## Data block
+++

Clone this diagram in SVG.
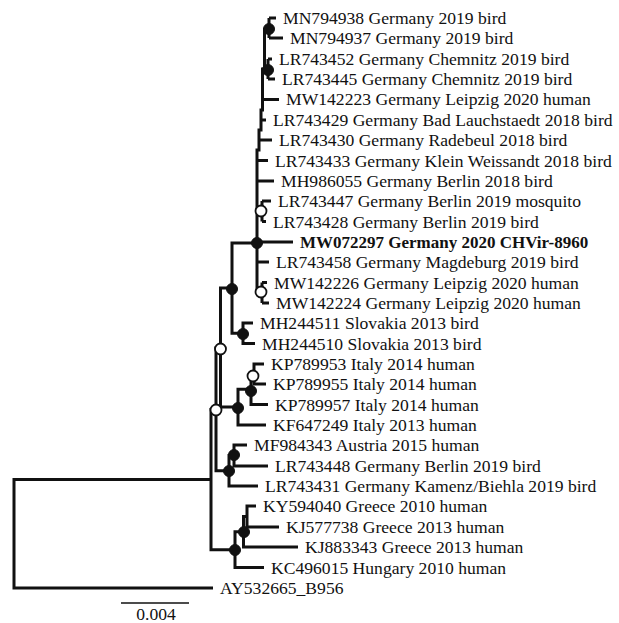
<svg xmlns="http://www.w3.org/2000/svg" width="619" height="623" viewBox="0 0 619 623">
<style>
.br{fill:none;stroke:#111;stroke-width:3;stroke-linejoin:miter;stroke-linecap:butt}
.lb{font-family:"Liberation Serif","Times New Roman",serif;font-size:17.6px;fill:#111}
.bd{font-weight:bold;font-size:17px}
.f{fill:#111;stroke:#111;stroke-width:1}
.o{fill:#fff;stroke:#111;stroke-width:1.8}
</style>
<rect width="619" height="623" fill="#fff"/>
<g id="connectors" class="br">
<path d="M14 533.8V479.6H211M14 533.8V588H213"/>
<path d="M211 479.6V409.5H216M211 479.6V549.7H235"/>
<path d="M216 409.5V348H220.5M216 409.5V470.8H229"/>
<path d="M220.5 348V288H232M220.5 348V407H238"/>
<path d="M232 288V243H257M232 288V333.3H243"/>
<path d="M243 333.3V323H253M243 333.3V343.5H255"/>
<path d="M238 407V389.3H251M238 407V425H266"/>
<path d="M251 389.3V374H254M251 389.3V404.5H268"/>
<path d="M254 374V364H264M254 374V384H266"/>
<path d="M229 470.8V455.5H234M229 470.8V486H258"/>
<path d="M234 455.5V445H247M234 455.5V466H268"/>
<path d="M235 549.7V531.8H243.5M235 549.7V567.5H264"/>
<path d="M243.5 531.8V516.6H247M243.5 531.8V547H298"/>
<path d="M247 516.6V506H256M247 516.6V527H279"/>
<path d="M257 292.7V150H259V130H261V110H262.5V69H264.5V28"/>
<path d="M264.5 28.5H269M269 18V38M269 18H276M269 38H283"/>
<path d="M262.5 69H268M268 59V79M268 59H272M268 79H275"/>
<path d="M262.5 99.4H279M261 120H266M259 140H272M257 160.5H268M257 181H274"/>
<path d="M257 211.3H262M262 201V221.5M262 201H271M262 221.5H266"/>
<path d="M257 242H293M257 262H269"/>
<path d="M257 292.7H262M262 282.5V303M262 282.5H267M262 303H269"/>
<path d="M121 603H189" style="stroke-width:1.5"/>
</g>
<g id="node-C1"><circle class="f" cx="269" cy="29" r="5.5"/></g>
<g id="node-C2"><circle class="f" cx="268" cy="70" r="5.5"/></g>
<g id="node-C10"><circle class="o" cx="261" cy="211" r="5.5"/></g>
<g id="node-N4"><circle class="f" cx="257" cy="243" r="5.5"/></g>
<g id="node-P"><circle class="o" cx="261" cy="292" r="5.5"/></g>
<g id="node-N3"><circle class="f" cx="232" cy="289" r="5.5"/></g>
<g id="node-S"><circle class="f" cx="243" cy="334" r="5.5"/></g>
<g id="node-N2"><circle class="o" cx="220.5" cy="349" r="5.5"/></g>
<g id="node-I3"><circle class="o" cx="253" cy="376" r="5.5"/></g>
<g id="node-I2"><circle class="f" cx="251" cy="391" r="5.5"/></g>
<g id="node-I"><circle class="f" cx="238" cy="408" r="5.5"/></g>
<g id="node-N1"><circle class="o" cx="216" cy="410" r="5.5"/></g>
<g id="node-A2"><circle class="f" cx="234" cy="455" r="5.5"/></g>
<g id="node-A1"><circle class="f" cx="229" cy="471" r="5.5"/></g>
<g id="node-G2"><circle class="f" cx="244" cy="532" r="5.5"/></g>
<g id="node-G"><circle class="f" cx="235" cy="550" r="5.5"/></g>
<g id="leaf-1"><text class="lb" x="283" y="24">MN794938 Germany 2019 bird</text></g>
<g id="leaf-2"><text class="lb" x="290" y="44">MN794937 Germany 2019 bird</text></g>
<g id="leaf-3"><text class="lb" x="279" y="65">LR743452 Germany Chemnitz 2019 bird</text></g>
<g id="leaf-4"><text class="lb" x="282" y="85">LR743445 Germany Chemnitz 2019 bird</text></g>
<g id="leaf-5"><text class="lb" x="286" y="105.4">MW142223 Germany Leipzig 2020 human</text></g>
<g id="leaf-6"><text class="lb" x="273" y="126">LR743429 Germany Bad Lauchstaedt 2018 bird</text></g>
<g id="leaf-7"><text class="lb" x="279" y="146">LR743430 Germany Radebeul 2018 bird</text></g>
<g id="leaf-8"><text class="lb" x="275" y="166.5">LR743433 Germany Klein Weissandt 2018 bird</text></g>
<g id="leaf-9"><text class="lb" x="281" y="187">MH986055 Germany Berlin 2018 bird</text></g>
<g id="leaf-10"><text class="lb" x="278" y="207">LR743447 Germany Berlin 2019 mosquito</text></g>
<g id="leaf-11"><text class="lb" x="273" y="227.5">LR743428 Germany Berlin 2019 bird</text></g>
<g id="leaf-12"><text class="lb bd" x="300" y="248">MW072297 Germany 2020 CHVir-8960</text></g>
<g id="leaf-13"><text class="lb" x="276" y="268">LR743458 Germany Magdeburg 2019 bird</text></g>
<g id="leaf-14"><text class="lb" x="274" y="288.5">MW142226 Germany Leipzig 2020 human</text></g>
<g id="leaf-15"><text class="lb" x="276" y="309">MW142224 Germany Leipzig 2020 human</text></g>
<g id="leaf-16"><text class="lb" x="260" y="329">MH244511 Slovakia 2013 bird</text></g>
<g id="leaf-17"><text class="lb" x="262" y="349.5">MH244510 Slovakia 2013 bird</text></g>
<g id="leaf-18"><text class="lb" x="271" y="370">KP789953 Italy 2014 human</text></g>
<g id="leaf-19"><text class="lb" x="273" y="390">KP789955 Italy 2014 human</text></g>
<g id="leaf-20"><text class="lb" x="275" y="410.5">KP789957 Italy 2014 human</text></g>
<g id="leaf-21"><text class="lb" x="273" y="431">KF647249 Italy 2013 human</text></g>
<g id="leaf-22"><text class="lb" x="254" y="451">MF984343 Austria 2015 human</text></g>
<g id="leaf-23"><text class="lb" x="275" y="472">LR743448 Germany Berlin 2019 bird</text></g>
<g id="leaf-24"><text class="lb" x="265" y="492">LR743431 Germany Kamenz/Biehla 2019 bird</text></g>
<g id="leaf-25"><text class="lb" x="263" y="512">KY594040 Greece 2010 human</text></g>
<g id="leaf-26"><text class="lb" x="286" y="533">KJ577738 Greece 2013 human</text></g>
<g id="leaf-27"><text class="lb" x="305" y="553">KJ883343 Greece 2013 human</text></g>
<g id="leaf-28"><text class="lb" x="271" y="573.5">KC496015 Hungary 2010 human</text></g>
<g id="leaf-29"><text class="lb" x="220" y="594">AY532665_B956</text></g>
<g id="scale"><text class="lb" x="156" y="620" text-anchor="middle">0.004</text></g>
</svg>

+++

## Job
Write out the listing word for word, omitting the pictures it holds.

## Result of this exercise
Clone this diagram in SVG.
<svg xmlns="http://www.w3.org/2000/svg" width="619" height="623" viewBox="0 0 619 623">
<style>
.br{fill:none;stroke:#111;stroke-width:3;stroke-linejoin:miter;stroke-linecap:butt}
.lb{font-family:"Liberation Serif","Times New Roman",serif;font-size:17.6px;fill:#111}
.bd{font-weight:bold;font-size:17px}
.f{fill:#111;stroke:#111;stroke-width:1}
.o{fill:#fff;stroke:#111;stroke-width:1.8}
</style>
<rect width="619" height="623" fill="#fff"/>
<g id="connectors" class="br">
<path d="M14 533.8V479.6H211M14 533.8V588H213"/>
<path d="M211 479.6V409.5H216M211 479.6V549.7H235"/>
<path d="M216 409.5V348H220.5M216 409.5V470.8H229"/>
<path d="M220.5 348V288H232M220.5 348V407H238"/>
<path d="M232 288V243H257M232 288V333.3H243"/>
<path d="M243 333.3V323H253M243 333.3V343.5H255"/>
<path d="M238 407V389.3H251M238 407V425H266"/>
<path d="M251 389.3V374H254M251 389.3V404.5H268"/>
<path d="M254 374V364H264M254 374V384H266"/>
<path d="M229 470.8V455.5H234M229 470.8V486H258"/>
<path d="M234 455.5V445H247M234 455.5V466H268"/>
<path d="M235 549.7V531.8H243.5M235 549.7V567.5H264"/>
<path d="M243.5 531.8V516.6H247M243.5 531.8V547H298"/>
<path d="M247 516.6V506H256M247 516.6V527H279"/>
<path d="M257 292.7V150H259V130H261V110H262.5V69H264.5V28"/>
<path d="M264.5 28.5H269M269 18V38M269 18H276M269 38H283"/>
<path d="M262.5 69H268M268 59V79M268 59H272M268 79H275"/>
<path d="M262.5 99.4H279M261 120H266M259 140H272M257 160.5H268M257 181H274"/>
<path d="M257 211.3H262M262 201V221.5M262 201H271M262 221.5H266"/>
<path d="M257 242H293M257 262H269"/>
<path d="M257 292.7H262M262 282.5V303M262 282.5H267M262 303H269"/>
<path d="M121 603H189" style="stroke-width:1.5"/>
</g>
<g id="node-C1"><circle class="f" cx="269" cy="29" r="5.5"/></g>
<g id="node-C2"><circle class="f" cx="268" cy="70" r="5.5"/></g>
<g id="node-C10"><circle class="o" cx="261" cy="211" r="5.5"/></g>
<g id="node-N4"><circle class="f" cx="257" cy="243" r="5.5"/></g>
<g id="node-P"><circle class="o" cx="261" cy="292" r="5.5"/></g>
<g id="node-N3"><circle class="f" cx="232" cy="289" r="5.5"/></g>
<g id="node-S"><circle class="f" cx="243" cy="334" r="5.5"/></g>
<g id="node-N2"><circle class="o" cx="220.5" cy="349" r="5.5"/></g>
<g id="node-I3"><circle class="o" cx="253" cy="376" r="5.5"/></g>
<g id="node-I2"><circle class="f" cx="251" cy="391" r="5.5"/></g>
<g id="node-I"><circle class="f" cx="238" cy="408" r="5.5"/></g>
<g id="node-N1"><circle class="o" cx="216" cy="410" r="5.5"/></g>
<g id="node-A2"><circle class="f" cx="234" cy="455" r="5.5"/></g>
<g id="node-A1"><circle class="f" cx="229" cy="471" r="5.5"/></g>
<g id="node-G2"><circle class="f" cx="244" cy="532" r="5.5"/></g>
<g id="node-G"><circle class="f" cx="235" cy="550" r="5.5"/></g>
<g id="leaf-1"><text class="lb" x="283" y="24">MN794938 Germany 2019 bird</text></g>
<g id="leaf-2"><text class="lb" x="290" y="44">MN794937 Germany 2019 bird</text></g>
<g id="leaf-3"><text class="lb" x="279" y="65">LR743452 Germany Chemnitz 2019 bird</text></g>
<g id="leaf-4"><text class="lb" x="282" y="85">LR743445 Germany Chemnitz 2019 bird</text></g>
<g id="leaf-5"><text class="lb" x="286" y="105.4">MW142223 Germany Leipzig 2020 human</text></g>
<g id="leaf-6"><text class="lb" x="273" y="126">LR743429 Germany Bad Lauchstaedt 2018 bird</text></g>
<g id="leaf-7"><text class="lb" x="279" y="146">LR743430 Germany Radebeul 2018 bird</text></g>
<g id="leaf-8"><text class="lb" x="275" y="166.5">LR743433 Germany Klein Weissandt 2018 bird</text></g>
<g id="leaf-9"><text class="lb" x="281" y="187">MH986055 Germany Berlin 2018 bird</text></g>
<g id="leaf-10"><text class="lb" x="278" y="207">LR743447 Germany Berlin 2019 mosquito</text></g>
<g id="leaf-11"><text class="lb" x="273" y="227.5">LR743428 Germany Berlin 2019 bird</text></g>
<g id="leaf-12"><text class="lb bd" x="300" y="248">MW072297 Germany 2020 CHVir-8960</text></g>
<g id="leaf-13"><text class="lb" x="276" y="268">LR743458 Germany Magdeburg 2019 bird</text></g>
<g id="leaf-14"><text class="lb" x="274" y="288.5">MW142226 Germany Leipzig 2020 human</text></g>
<g id="leaf-15"><text class="lb" x="276" y="309">MW142224 Germany Leipzig 2020 human</text></g>
<g id="leaf-16"><text class="lb" x="260" y="329">MH244511 Slovakia 2013 bird</text></g>
<g id="leaf-17"><text class="lb" x="262" y="349.5">MH244510 Slovakia 2013 bird</text></g>
<g id="leaf-18"><text class="lb" x="271" y="370">KP789953 Italy 2014 human</text></g>
<g id="leaf-19"><text class="lb" x="273" y="390">KP789955 Italy 2014 human</text></g>
<g id="leaf-20"><text class="lb" x="275" y="410.5">KP789957 Italy 2014 human</text></g>
<g id="leaf-21"><text class="lb" x="273" y="431">KF647249 Italy 2013 human</text></g>
<g id="leaf-22"><text class="lb" x="254" y="451">MF984343 Austria 2015 human</text></g>
<g id="leaf-23"><text class="lb" x="275" y="472">LR743448 Germany Berlin 2019 bird</text></g>
<g id="leaf-24"><text class="lb" x="265" y="492">LR743431 Germany Kamenz/Biehla 2019 bird</text></g>
<g id="leaf-25"><text class="lb" x="263" y="512">KY594040 Greece 2010 human</text></g>
<g id="leaf-26"><text class="lb" x="286" y="533">KJ577738 Greece 2013 human</text></g>
<g id="leaf-27"><text class="lb" x="305" y="553">KJ883343 Greece 2013 human</text></g>
<g id="leaf-28"><text class="lb" x="271" y="573.5">KC496015 Hungary 2010 human</text></g>
<g id="leaf-29"><text class="lb" x="220" y="594">AY532665_B956</text></g>
<g id="scale"><text class="lb" x="156" y="620" text-anchor="middle">0.004</text></g>
</svg>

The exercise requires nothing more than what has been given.